The family faired well until the spring of 1877, when three Rankin children were afflicted with Typhoid fever and died within weeks of each other. Upon the tragedy, Ribbard and Polly buried their children above their canyon home, erecting three tombstones, before taking their surviving son, Ernest, back to Wisconsin. The graves can still be visited today in Monrovia Canyon Park.
Tiburcio Vasquez
It is a good deal like hunting a needle in a hay stack, this hunting for a man in the mountains. Portrait of Tiburcio Vasquez at the time of his capture
Sherriff Harry Morse of Alameda wrote this to California Governor Newton Booth in 1874 about the status of his sixty-one day, 2,720-mile search for Tiburcio Vasquez. The bandido was wanted for murder in Tres Pinos, but his crimes far exceeded the murder charge. For close to twenty years, Vasquez and his posse stole horse stock from San Gabriel Valley rancherías, and fled with them into the mountains. Vasquez was well acquainted with the San Gabriels, and knew of the best pasture for stolen horses, his favorites being the obscure backcountry of Chilao, Little Rock Creek, and an outcrop of impressive rock formations, today known as Vasquez Rocks.

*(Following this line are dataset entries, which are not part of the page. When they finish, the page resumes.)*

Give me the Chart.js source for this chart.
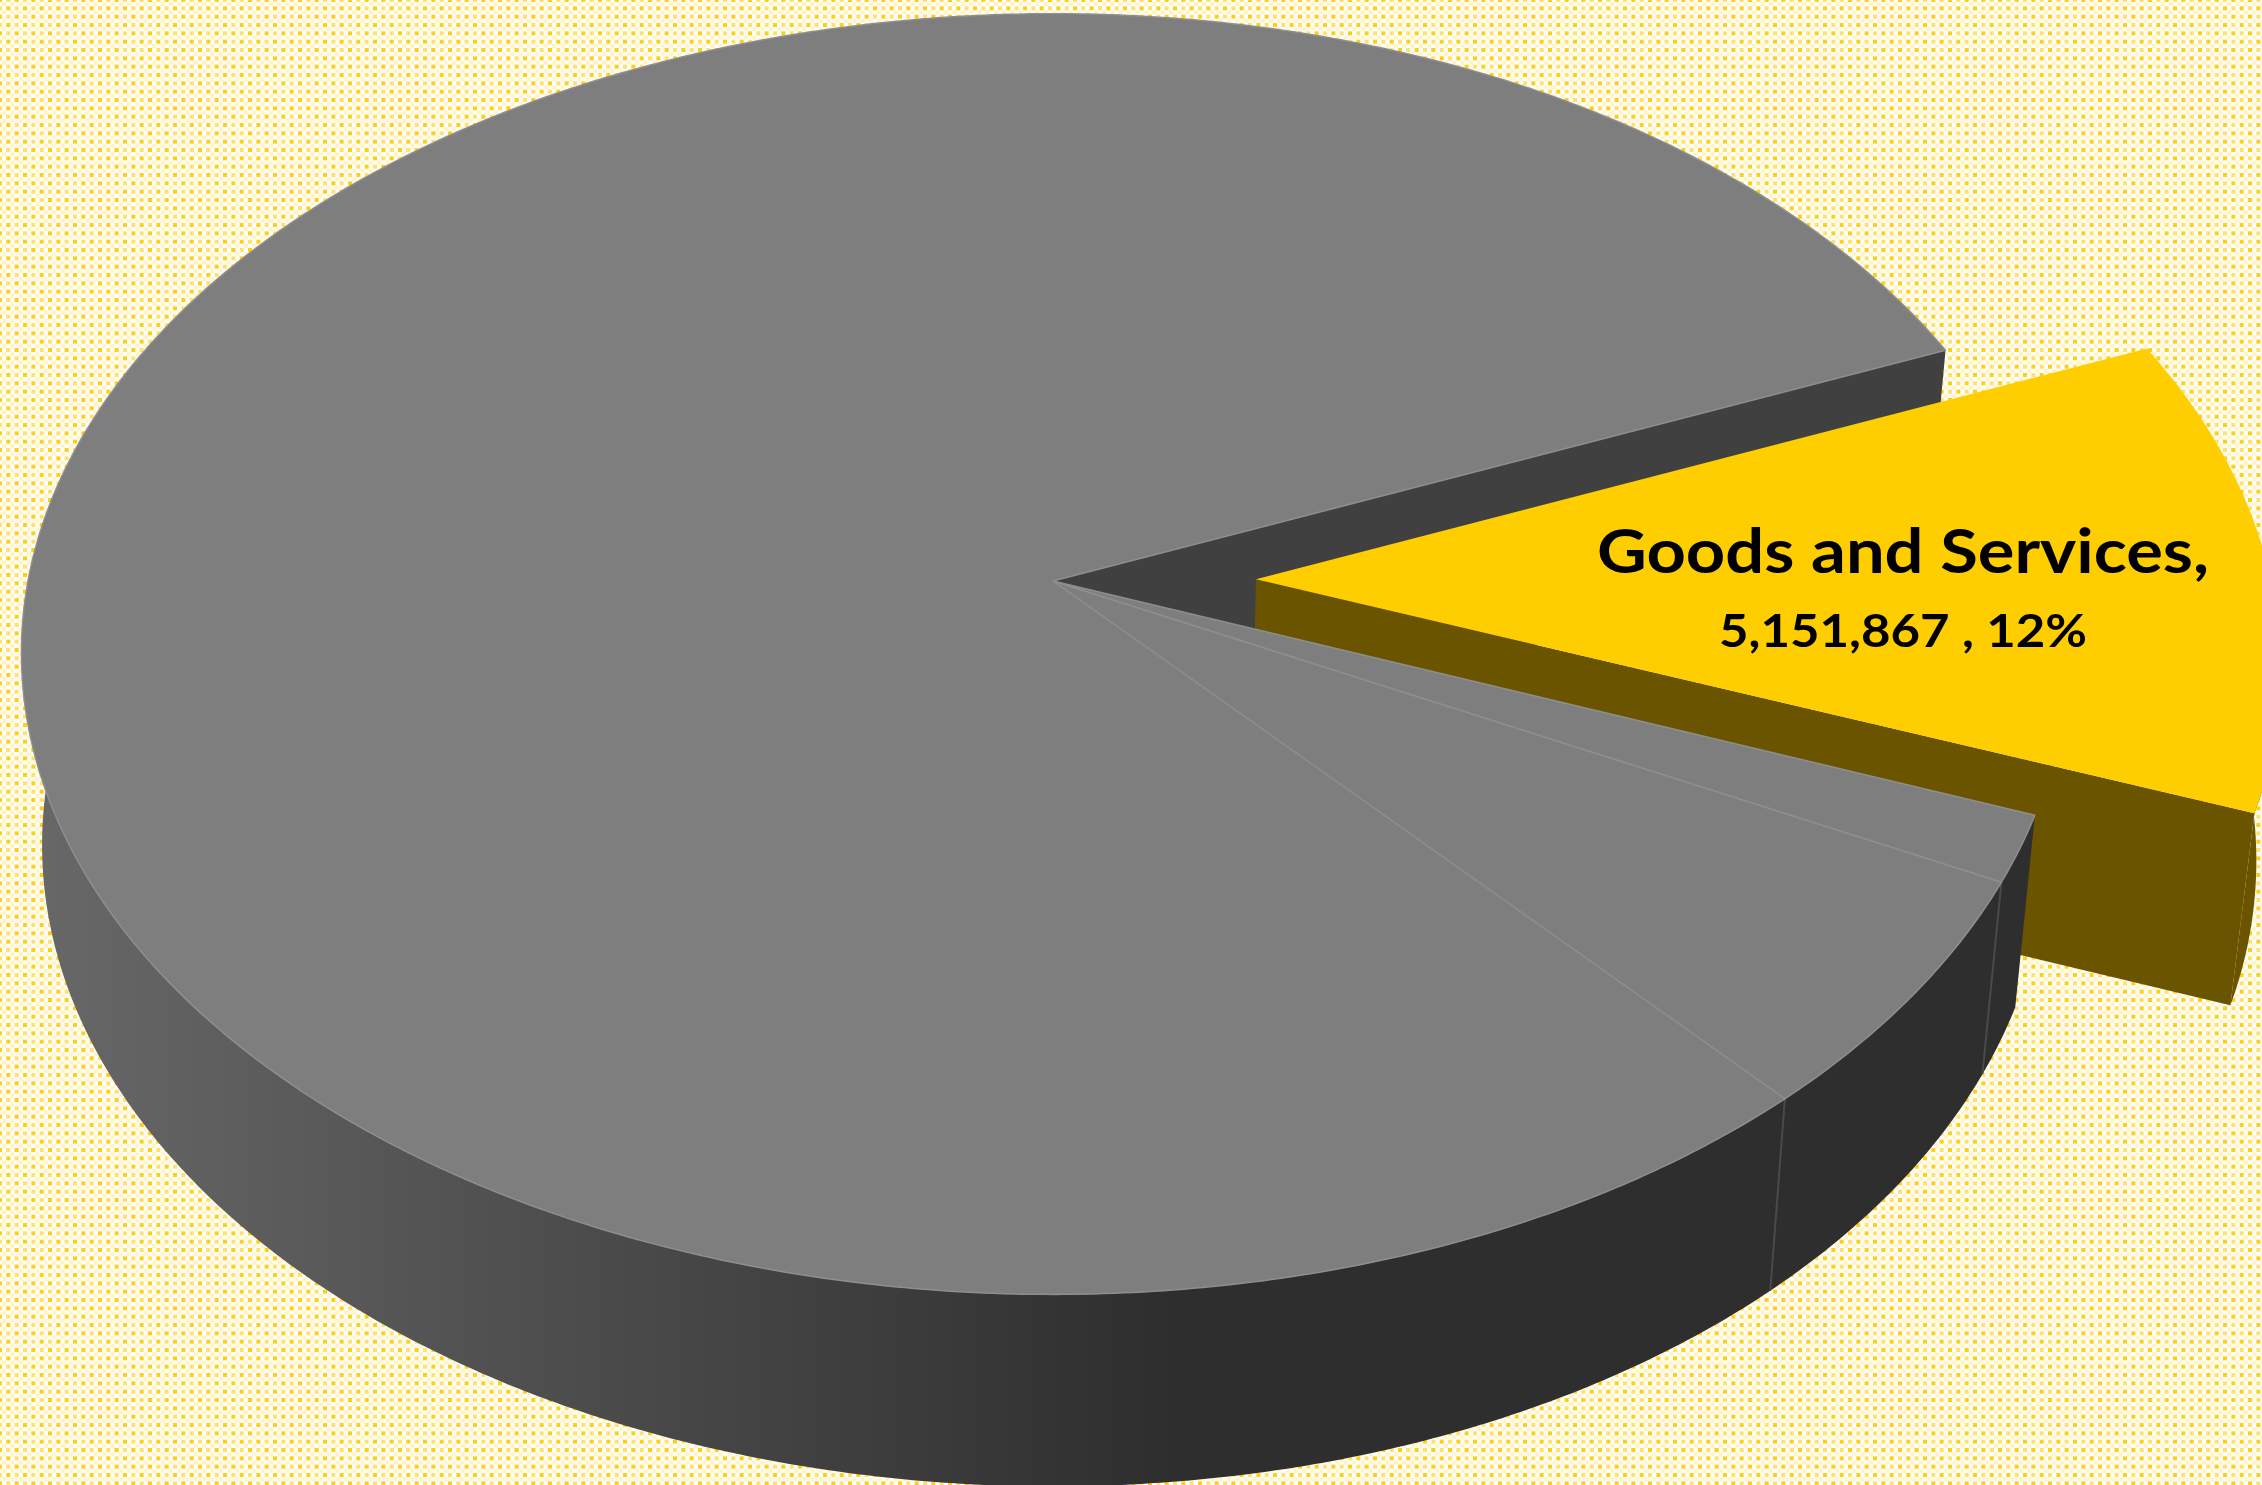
<!DOCTYPE html>
<html>
<head>
<meta charset="utf-8">
<title>Goods and Services</title>
<style>
  html, body { margin: 0; padding: 0; background: #fff; overflow: hidden; }
  canvas { display: block; }
</style>
<script src="https://cdn.jsdelivr.net/npm/chart.js@4/dist/chart.umd.min.js"></script>
</head>
<body>
<canvas id="grafico" width="2262" height="1485"></canvas>
<script>
const categorias = ["Goods and Services", "Other A", "Other B", "Other C"];
const valores = [5151867, 720000, 2580000, 34450000];

const coresTopo = ["#ffce00", "#7e7e7e", "#7e7e7e", "#7e7e7e"];
const coresBorda = ["#ffce00", "#8e8e8e", "#8e8e8e", "#8e8e8e"];
const larguraBorda = [0, 1.5, 1.5, 1.5];
const deslocamento = [135, 0, 0, 0];

// perspective of the disc: tip of the pie, radii, foreshortening, thickness
const PONTA_X = 1053, PONTA_Y = 581;
const RAIO_X = 1016, RAIO_Y = 632, FUGA = 0.1141, DESVIO = 9;
const ESCALA_BASE = 0.98, ALTURA = 192;
const AUMENTO_DESTAQUE = 1.012; // pulled-out slice comes forward, so its rim reads wider

function projetar(u, v, base) {
    const w = 1 - FUGA * v;
    let x = RAIO_X * u / w - DESVIO * u * u;
    let y = RAIO_Y * v / w;
    if (base) {
        x *= ESCALA_BASE;
        y += ALTURA;
    }
    return [PONTA_X + x, PONTA_Y + y];
}

function explosao(arco) {
    const meio = (arco.startAngle + arco.endAngle) / 2;
    const e = arco.options.offset / arco.outerRadius;
    return [e * Math.cos(meio), e * Math.sin(meio)];
}

function pontoAro(arco, ang, base) {
    const [ox, oy] = explosao(arco);
    const aumento = arco.options.offset > 0 ? AUMENTO_DESTAQUE : 1;
    return projetar(Math.cos(ang) * aumento + ox, Math.sin(ang) + oy, base);
}

function pontoCentro(arco, base) {
    const [ox, oy] = explosao(arco);
    return projetar(ox, oy, base);
}

function amostrarAro(arco, base, ini, fim) {
    const pts = [];
    const passos = Math.max(1, Math.ceil((fim - ini) / (Math.PI / 360)));
    for (let i = 0; i <= passos; i++) {
        pts.push(pontoAro(arco, ini + (fim - ini) * i / passos, base));
    }
    return pts;
}

function poligono(ctx, pts, fill) {
    ctx.beginPath();
    pts.forEach((p, i) => i ? ctx.lineTo(p[0], p[1]) : ctx.moveTo(p[0], p[1]));
    ctx.closePath();
    ctx.fillStyle = fill;
    ctx.fill();
}

// only the front of the rim is ever seen, the back stays behind the top face
function desenharParede(ctx, arco, fill) {
    const ini = Math.max(arco.startAngle, 0);
    const fim = Math.min(arco.endAngle, Math.PI * 190 / 180);
    const cima = amostrarAro(arco, false, ini, fim);
    const baixo = amostrarAro(arco, true, ini, fim).reverse();
    poligono(ctx, cima.concat(baixo), fill);
}

function desenharTopo(ctx, arco) {
    const pts = [pontoCentro(arco, false)].concat(amostrarAro(arco, false, arco.startAngle, arco.endAngle));
    poligono(ctx, pts, arco.options.backgroundColor);
    if (arco.options.borderWidth > 0) {
        ctx.strokeStyle = arco.options.borderColor;
        ctx.lineWidth = arco.options.borderWidth;
        ctx.lineJoin = "round";
        ctx.stroke();
    }
}

function desenharFace(ctx, arco, ang, fill) {
    poligono(ctx, [
        pontoCentro(arco, false), pontoAro(arco, ang, false),
        pontoAro(arco, ang, true), pontoCentro(arco, true)
    ], fill);
}

function linhaParede(ctx, arco, ang) {
    const a = pontoAro(arco, ang, false), b = pontoAro(arco, ang, true);
    ctx.beginPath();
    ctx.moveTo(a[0], a[1]);
    ctx.lineTo(b[0], b[1]);
    ctx.strokeStyle = "#4a4a4a";
    ctx.lineWidth = 2;
    ctx.stroke();
}

// dotted fill behind the pie
function criarPadrao(ctx) {
    const tile = document.createElement("canvas");
    tile.width = 50;
    tile.height = 50;
    const t = tile.getContext("2d");
    t.fillStyle = "#fffef8";
    t.fillRect(0, 0, 50, 50);
    const passo = 50 / 6;
    const lado = 4;
    for (let lin = 0; lin < 7; lin++) {
        for (let col = -1; col < 4; col++) {
            const x = col * passo * 2 + (lin % 2) * passo;
            const y = lin * passo;
            t.fillStyle = "#fff3c8";
            t.fillRect(x + passo / 2 - lado / 2, y + passo / 2 - lado / 2, lado, lado);
            t.fillRect(x + passo * 1.5 - lado / 2, y + passo / 2 - lado / 2, lado, lado);
            t.fillStyle = "#ffe170";
            t.fillRect(x + passo - lado / 2, y - lado / 2, lado, lado);
            t.fillStyle = "#ffcf14";
            t.fillRect(x - lado / 2, y - lado / 2, lado, lado);
        }
    }
    return ctx.createPattern(tile, "repeat");
}

const pizza3d = {
    id: "pizza3d",
    beforeDraw(chart) {
        const { ctx, width, height } = chart;
        ctx.save();
        ctx.fillStyle = criarPadrao(ctx);
        ctx.fillRect(0, 0, width, height);
        ctx.restore();
    },
    beforeDatasetsDraw(chart) {
        const ctx = chart.ctx;
        const arcos = chart.getDatasetMeta(0).data;
        const destaque = arcos.filter(a => a.options.offset > 0);
        const resto = arcos.filter(a => !(a.options.offset > 0));

        const grad = ctx.createLinearGradient(30, 0, 1170, 0);
        grad.addColorStop(0, "#686868");
        grad.addColorStop(1, "#2e2e2e");

        ctx.save();
        // cut face of the disc behind the pulled-out slice
        const maior = resto[resto.length - 1];
        desenharFace(ctx, maior, maior.endAngle, "#404040");

        destaque.forEach(a => {
            desenharParede(ctx, a, "#6b5400");
            desenharFace(ctx, a, a.endAngle, "#6b5400");
            desenharTopo(ctx, a);
        });

        resto.forEach(a => desenharParede(ctx, a, grad));
        resto.slice(1).forEach(a => linhaParede(ctx, a, a.startAngle));
        resto.forEach(a => desenharTopo(ctx, a));
        ctx.restore();
        return false; // the arcs above replace the flat ones
    },
    afterDraw(chart) {
        const ctx = chart.ctx;
        const total = valores.reduce((s, v) => s + v, 0);
        const pct = Math.round(valores[0] / total * 100);
        ctx.save();
        ctx.fillStyle = "#000";
        ctx.textAlign = "center";
        ctx.textBaseline = "alphabetic";
        // label glyphs run wider than the font, stretch them sideways
        ctx.translate(1903, 0);
        ctx.scale(1.107, 1);
        ctx.font = "bold 62px Lato";
        ctx.fillText(categorias[0] + ",", 0, 573);
        ctx.font = "bold 46px Lato";
        ctx.fillText(valores[0].toLocaleString("en-US") + " , " + pct + "%", 0, 647);
        ctx.restore();
    }
};

new Chart(document.getElementById("grafico"), {
    type: "pie",
    data: {
        labels: categorias,
        datasets: [{
            data: valores,
            backgroundColor: coresTopo,
            borderColor: coresBorda,
            borderWidth: larguraBorda,
            offset: deslocamento
        }]
    },
    options: {
        responsive: false,
        animation: false,
        rotation: 67.6,
        plugins: {
            legend: { display: false },
            tooltip: { enabled: false }
        }
    },
    plugins: [pizza3d]
});
</script>
</body>
</html>
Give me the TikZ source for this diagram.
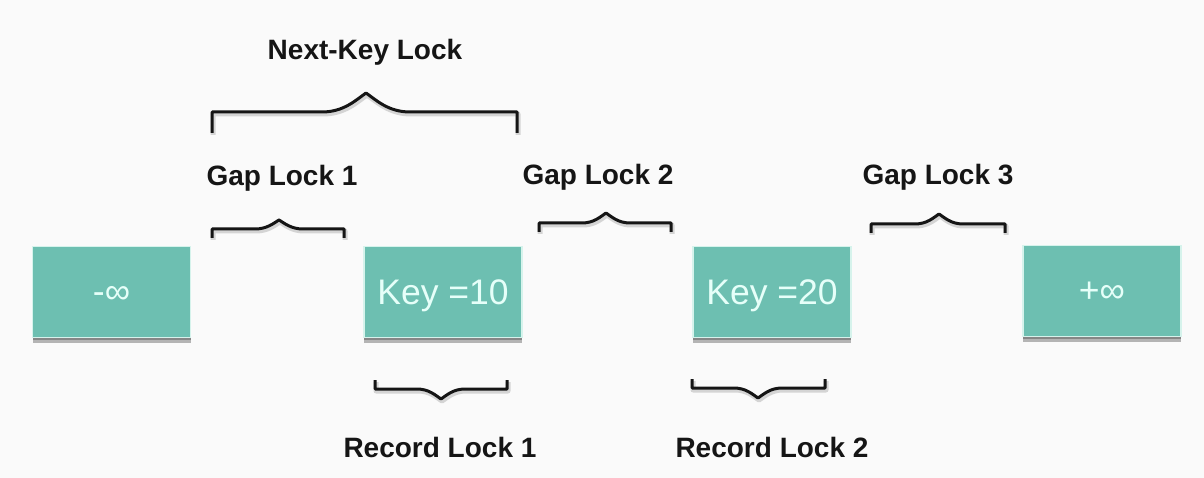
\documentclass[tikz,border=0pt]{standalone}
\usepackage{fontspec}
\setmainfont{Liberation Sans}
\usetikzlibrary{shadows}
\definecolor{bgc}{HTML}{FAFAFA}
\definecolor{teal1}{HTML}{6DBFB1}
\definecolor{tealedge}{HTML}{D6F3EC}
\definecolor{boxtext}{HTML}{E6FFF9}
\definecolor{ink}{HTML}{151515}
\tikzset{
  keybox/.style={rectangle, fill=teal1, draw=tealedge, line width=1.2pt,
    minimum width=158pt, minimum height=91pt, inner sep=0pt,
    double copy shadow={shadow xshift=0pt, shadow yshift=-2.5pt, opacity=0.35, fill=black!80, draw=none}},
  boxtxt/.style={text=boxtext, font=\fontsize{35.5}{40}\selectfont, inner sep=0pt, anchor=base},
  locklabel/.style={text=ink, font=\fontsize{28}{32}\selectfont\bfseries, inner sep=0pt, anchor=base},
  bracestroke/.style={draw=ink, line width=3pt, line cap=butt, line join=round},
  braceshade/.style={draw=black, opacity=0.15, line width=5pt, line join=round}
}
% #1 x left, #2 x right, #3 y bar, #4 y ends, #5 x tip, #6 y tip, #7 half width of peak
\newcommand\lockbrace[8][]{%
  \foreach \sty/\dx/\dy in {braceshade/1/2, bracestroke/0/0}{%
  \draw[\sty, shift={(\dx,\dy)}] (#2,#5) -- (#2,#4) -- ({#6-#8},#4)
     .. controls ({#6-0.5*#8},#4) and ({#6-0.22*#8},{#7+0.35*(#4-#7)}) .. (#6,#7)
     .. controls ({#6+0.22*#8},{#7+0.35*(#4-#7)}) and ({#6+0.5*#8},#4) .. ({#6+#8},#4)
     -- (#3,#4) -- (#3,#5);}%
}
\begin{document}
\begin{tikzpicture}[x=1pt, y=-1pt]
  \useasboundingbox (0,0) rectangle (1204,478);
  \fill[bgc] (0,0) rectangle (1204,478);

  % boxes
  \node[keybox] (ninf) at (111.5,292) {};
  \node[keybox] (k10)  at (443,292) {};
  \node[keybox] (k20)  at (772,292) {};
  \node[keybox] (pinf) at (1102,291) {};

  \node[boxtxt] (tninf) at ([yshift=-11.5pt]ninf.center) {-∞};
  \node[boxtxt] (tk10)  at ([yshift=-13pt]k10.center) {Key =10};
  \node[boxtxt] (tk20)  at ([yshift=-13pt]k20.center) {Key =20};
  \node[boxtxt] (tpinf) at ([yshift=-11.5pt]pinf.center) {+∞};

  % braces
  \lockbrace{212}{517}{112}{133}{366}{93}{44}
  \lockbrace{212}{344}{229}{238}{279}{220}{24}
  \lockbrace{539}{671}{223}{232}{606}{213}{24}
  \lockbrace{871}{1005}{224}{233}{939}{214}{24}
  \lockbrace{375}{507}{389}{380}{441}{399}{24}
  \lockbrace{692}{825}{388}{379}{758}{398}{24}

  % labels
  \node[locklabel] (nkl) at (365,60)  {Next-Key Lock};
  \node[locklabel] (gl1) at (282,186) {Gap Lock 1};
  \node[locklabel] (gl2) at (598,185) {Gap Lock 2};
  \node[locklabel] (gl3) at (938,185) {Gap Lock 3};
  \node[locklabel] (rl1) at (440,457) {Record Lock 1};
  \node[locklabel] (rl2) at (772,457) {Record Lock 2};
\end{tikzpicture}
\end{document}
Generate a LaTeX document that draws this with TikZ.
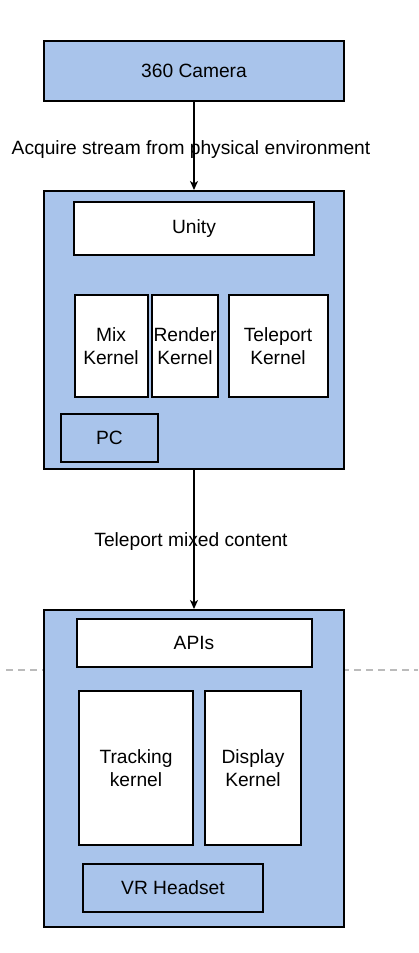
\documentclass[tikz,border=0pt]{standalone}
\usepackage{fontspec}
\setmainfont{Liberation Sans}
\usetikzlibrary{arrows.meta}
\definecolor{boxblue}{HTML}{A9C4EB}
\definecolor{dashgray}{HTML}{BBBBBB}
\begin{document}
\begin{tikzpicture}[x=1pt,y=-1pt,
  every node/.style={font=\fontsize{19.2}{23}\selectfont, align=center, inner sep=0pt},
  bluebox/.style={draw=black, line width=2pt, fill=boxblue, rectangle},
  whitebox/.style={draw=black, line width=2pt, fill=white, rectangle},
  arr/.style={line width=1.5pt, -{Stealth[length=9pt,width=8pt,inset=2.5pt]}},
  divider/.style={draw=dashgray, line width=1.5pt, dash pattern=on 7pt off 5pt}
]
\useasboundingbox (0,0) rectangle (418,953);
% dashed separator
\coordinate (dl) at (6,670);
\coordinate (dr) at (418,670);
\draw[divider] (dl) -- (dr);

% camera
\node[bluebox, minimum width=300pt, minimum height=60pt] (cam) at (194,71) {360 Camera};

% PC container
\node[bluebox, minimum width=300pt, minimum height=278pt] (pcbox) at (194,330) {};
\node[whitebox, minimum width=240pt, minimum height=53pt] (unity) at (194,228.5) {Unity};
\node[whitebox, minimum width=73pt, minimum height=102pt] (mix) at (111,346) {Mix\\Kernel};
\node[whitebox, minimum width=66pt, minimum height=102pt] (render) at (185,346) {Render\\Kernel};
\node[whitebox, minimum width=99pt, minimum height=102pt] (tele) at (278,346) {Teleport\\Kernel};
\node[bluebox, minimum width=97pt, minimum height=48pt] (pc) at (109.5,438) {PC};

% headset container
\node[bluebox, minimum width=300pt, minimum height=317pt] (hsbox) at (194,768.5) {};
\node[whitebox, minimum width=235pt, minimum height=48pt] (apis) at (194,643) {APIs};
\node[whitebox, minimum width=114pt, minimum height=154pt] (track) at (136,768) {Tracking\\kernel};
\node[whitebox, minimum width=96pt, minimum height=154pt] (disp) at (253,768) {Display\\Kernel};
\node[bluebox, minimum width=180pt, minimum height=48pt] (vr) at (173,888) {VR Headset};

% connectors
\draw[arr] (cam.south) -- (pcbox.north);
\draw[arr] (pcbox.south) -- (hsbox.north);

% labels
\node[anchor=base] (lab1) at (191,154.5) {Acquire stream from physical environment};
\node[anchor=base] (lab2) at (191,546.5) {Teleport mixed content};
\end{tikzpicture}
\end{document}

Sherriff Morse eventually caught up with Vasquez after a botched robbery of a San Gabriel ranchería forced him to flee up the Arroyo Seco, en route to his hideout at an associate's adobe home below Cahuenga Pass. The notorious criminal was captured while eating lunch in the adobe on May 14, 1874. In an interview with the Los Angeles Star, Vasquez wished to share why American occupation of formerly Mexican-owned California inspired his lawlessness:
I had numerous fights in defense of what I believe to be my rights and those of my countrymen. I believe we were unjustly and wrongfully deprived of the social rights that belonged to us.
Vasquez was sentenced to death in San Jose after a four day trial and a two hour jury deliberation. While awaiting execution, the handsome convict received many admirers -- especially women -- leaving him bundles of flowers. On March 19, 1875, he stepped up to the gallows. As the noose was fitted onto his neck, Vasquez delivered his final word: "Pronto."
Charles Tom Vincent
High above the East Fork of the San Gabriel River, a reclusive hunter named Charles Tom Vincent lived in a one-man shack squeezed among the pines of the mountain backcountry. Proud of the skulls and furs of the big horn sheep and grizzly bears he killed with his Winchester rifle that he displayed on his four walls, Vincent was content living a hermit's life for close to fifty years. Although attention found him upon his discovery of gold in 1896, while hunting at a location he would name Big Horn Mine, little was known about him until he arrived in a Los Angeles hospital close to the end of his life in 1926.
On his deathbed, Vincent explained that he wished to be buried in the veteran's cemetery in Sawtelle. When asked why, he spilled his secret: his real name was Charles Vincent Dougherty, and he was a fugitive. John Robinson explains in his "The San Gabriels: The Mountain Country from Soledad Canyon to Lytle Creek:"
Vincent revealed that he had served in the 8th Ohio Infantry during the Civil War and had been wounded at Gettysburg. After the war, he and a man named Lockwood had journeyed west to prospect. They located a claim in Arizona and built a cabin ... One day upon returning ... they found three men ransacking it ... they shot all three and buried them on the spot.
The two men bolted for California, arriving in Los Angeles in 1868. Not pleased with city living, Dougherty eventually ambled into the San Gabriels to live alone. Today he rests eternally, per his final wish, in the Los Angeles National Cemetery.